-- start --

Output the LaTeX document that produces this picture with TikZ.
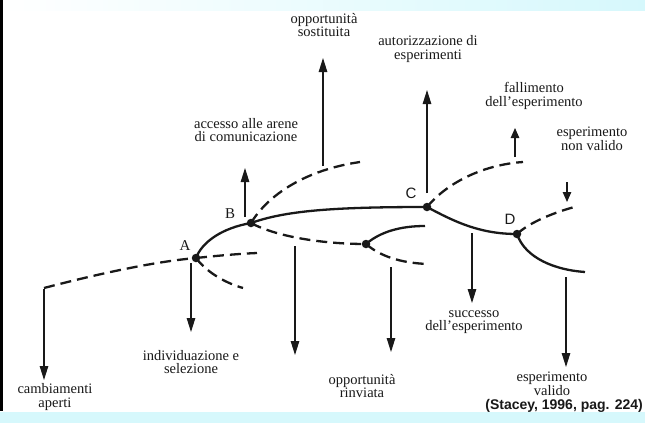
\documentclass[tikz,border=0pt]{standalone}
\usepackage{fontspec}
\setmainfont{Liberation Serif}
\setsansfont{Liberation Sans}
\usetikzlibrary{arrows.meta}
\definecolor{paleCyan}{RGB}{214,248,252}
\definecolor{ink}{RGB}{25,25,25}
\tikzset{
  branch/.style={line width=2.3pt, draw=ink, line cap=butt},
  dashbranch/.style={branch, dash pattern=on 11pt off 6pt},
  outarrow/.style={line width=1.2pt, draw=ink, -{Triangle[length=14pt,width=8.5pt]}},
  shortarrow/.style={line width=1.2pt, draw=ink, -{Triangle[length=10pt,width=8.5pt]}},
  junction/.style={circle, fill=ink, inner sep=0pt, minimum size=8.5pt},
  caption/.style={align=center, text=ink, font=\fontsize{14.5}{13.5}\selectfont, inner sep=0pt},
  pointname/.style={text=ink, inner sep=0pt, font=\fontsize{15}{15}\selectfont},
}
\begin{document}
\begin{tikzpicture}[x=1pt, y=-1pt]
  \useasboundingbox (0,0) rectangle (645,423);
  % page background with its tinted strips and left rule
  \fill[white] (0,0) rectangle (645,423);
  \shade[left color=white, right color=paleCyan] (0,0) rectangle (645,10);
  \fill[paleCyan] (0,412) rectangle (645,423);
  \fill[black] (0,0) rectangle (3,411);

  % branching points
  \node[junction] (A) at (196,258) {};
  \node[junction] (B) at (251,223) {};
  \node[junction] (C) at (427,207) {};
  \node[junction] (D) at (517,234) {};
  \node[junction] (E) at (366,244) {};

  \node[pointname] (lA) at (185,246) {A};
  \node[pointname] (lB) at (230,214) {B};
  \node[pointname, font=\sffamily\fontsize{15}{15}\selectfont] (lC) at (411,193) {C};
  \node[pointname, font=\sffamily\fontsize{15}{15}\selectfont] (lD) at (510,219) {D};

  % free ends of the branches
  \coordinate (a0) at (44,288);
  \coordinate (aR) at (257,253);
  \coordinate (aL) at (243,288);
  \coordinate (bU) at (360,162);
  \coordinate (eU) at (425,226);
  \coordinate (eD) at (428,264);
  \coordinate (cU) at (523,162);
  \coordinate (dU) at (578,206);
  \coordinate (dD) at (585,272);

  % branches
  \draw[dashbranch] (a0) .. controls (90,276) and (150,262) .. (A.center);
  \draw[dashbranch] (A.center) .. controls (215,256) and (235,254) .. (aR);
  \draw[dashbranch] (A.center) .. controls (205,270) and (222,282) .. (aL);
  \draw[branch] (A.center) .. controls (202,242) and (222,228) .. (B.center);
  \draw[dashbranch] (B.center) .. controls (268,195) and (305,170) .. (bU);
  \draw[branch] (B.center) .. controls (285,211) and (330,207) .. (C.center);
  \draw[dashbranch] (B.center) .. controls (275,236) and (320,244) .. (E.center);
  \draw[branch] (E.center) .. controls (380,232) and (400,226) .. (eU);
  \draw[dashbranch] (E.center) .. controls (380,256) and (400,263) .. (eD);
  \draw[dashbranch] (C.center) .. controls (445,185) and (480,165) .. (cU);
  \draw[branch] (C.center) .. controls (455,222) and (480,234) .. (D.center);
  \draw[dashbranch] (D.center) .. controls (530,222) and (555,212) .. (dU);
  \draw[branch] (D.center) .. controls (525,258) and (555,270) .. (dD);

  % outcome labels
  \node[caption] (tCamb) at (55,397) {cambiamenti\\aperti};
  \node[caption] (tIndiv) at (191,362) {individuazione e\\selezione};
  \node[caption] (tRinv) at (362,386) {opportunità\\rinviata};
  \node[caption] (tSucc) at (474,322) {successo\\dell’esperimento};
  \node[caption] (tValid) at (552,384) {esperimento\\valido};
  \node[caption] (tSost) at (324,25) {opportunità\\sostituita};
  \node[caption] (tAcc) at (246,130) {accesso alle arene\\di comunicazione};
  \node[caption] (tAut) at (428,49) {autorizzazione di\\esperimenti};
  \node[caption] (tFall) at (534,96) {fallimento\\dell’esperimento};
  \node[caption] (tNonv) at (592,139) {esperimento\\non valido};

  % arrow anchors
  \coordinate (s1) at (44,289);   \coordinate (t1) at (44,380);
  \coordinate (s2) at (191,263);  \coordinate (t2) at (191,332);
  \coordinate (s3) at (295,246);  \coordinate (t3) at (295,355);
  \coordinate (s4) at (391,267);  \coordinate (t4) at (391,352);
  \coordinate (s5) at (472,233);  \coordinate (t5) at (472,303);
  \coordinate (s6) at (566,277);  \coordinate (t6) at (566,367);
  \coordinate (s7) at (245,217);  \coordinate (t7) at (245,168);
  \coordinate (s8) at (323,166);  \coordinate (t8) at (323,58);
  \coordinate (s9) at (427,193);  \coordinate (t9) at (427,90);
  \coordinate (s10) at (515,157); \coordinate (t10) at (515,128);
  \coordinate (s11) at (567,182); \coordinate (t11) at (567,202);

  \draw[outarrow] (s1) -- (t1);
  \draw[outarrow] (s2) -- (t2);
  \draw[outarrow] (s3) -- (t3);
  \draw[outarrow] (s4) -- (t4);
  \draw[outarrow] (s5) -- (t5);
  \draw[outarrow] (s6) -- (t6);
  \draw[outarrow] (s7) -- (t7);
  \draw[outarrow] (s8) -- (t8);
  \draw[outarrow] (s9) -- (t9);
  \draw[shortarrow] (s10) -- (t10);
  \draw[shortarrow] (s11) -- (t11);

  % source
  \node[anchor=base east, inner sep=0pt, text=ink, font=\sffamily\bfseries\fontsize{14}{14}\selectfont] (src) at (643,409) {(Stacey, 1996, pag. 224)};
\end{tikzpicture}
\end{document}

-- end --

• Exercise task: Exactly restate the lines from the beginning of the data through the line with "(E) at (366,244)", and no others, keeping pictures out.

• The output:
Output the LaTeX document that produces this picture with TikZ.
\documentclass[tikz,border=0pt]{standalone}
\usepackage{fontspec}
\setmainfont{Liberation Serif}
\setsansfont{Liberation Sans}
\usetikzlibrary{arrows.meta}
\definecolor{paleCyan}{RGB}{214,248,252}
\definecolor{ink}{RGB}{25,25,25}
\tikzset{
  branch/.style={line width=2.3pt, draw=ink, line cap=butt},
  dashbranch/.style={branch, dash pattern=on 11pt off 6pt},
  outarrow/.style={line width=1.2pt, draw=ink, -{Triangle[length=14pt,width=8.5pt]}},
  shortarrow/.style={line width=1.2pt, draw=ink, -{Triangle[length=10pt,width=8.5pt]}},
  junction/.style={circle, fill=ink, inner sep=0pt, minimum size=8.5pt},
  caption/.style={align=center, text=ink, font=\fontsize{14.5}{13.5}\selectfont, inner sep=0pt},
  pointname/.style={text=ink, inner sep=0pt, font=\fontsize{15}{15}\selectfont},
}
\begin{document}
\begin{tikzpicture}[x=1pt, y=-1pt]
  \useasboundingbox (0,0) rectangle (645,423);
  % page background with its tinted strips and left rule
  \fill[white] (0,0) rectangle (645,423);
  \shade[left color=white, right color=paleCyan] (0,0) rectangle (645,10);
  \fill[paleCyan] (0,412) rectangle (645,423);
  \fill[black] (0,0) rectangle (3,411);

  % branching points
  \node[junction] (A) at (196,258) {};
  \node[junction] (B) at (251,223) {};
  \node[junction] (C) at (427,207) {};
  \node[junction] (D) at (517,234) {};
  \node[junction] (E) at (366,244) {};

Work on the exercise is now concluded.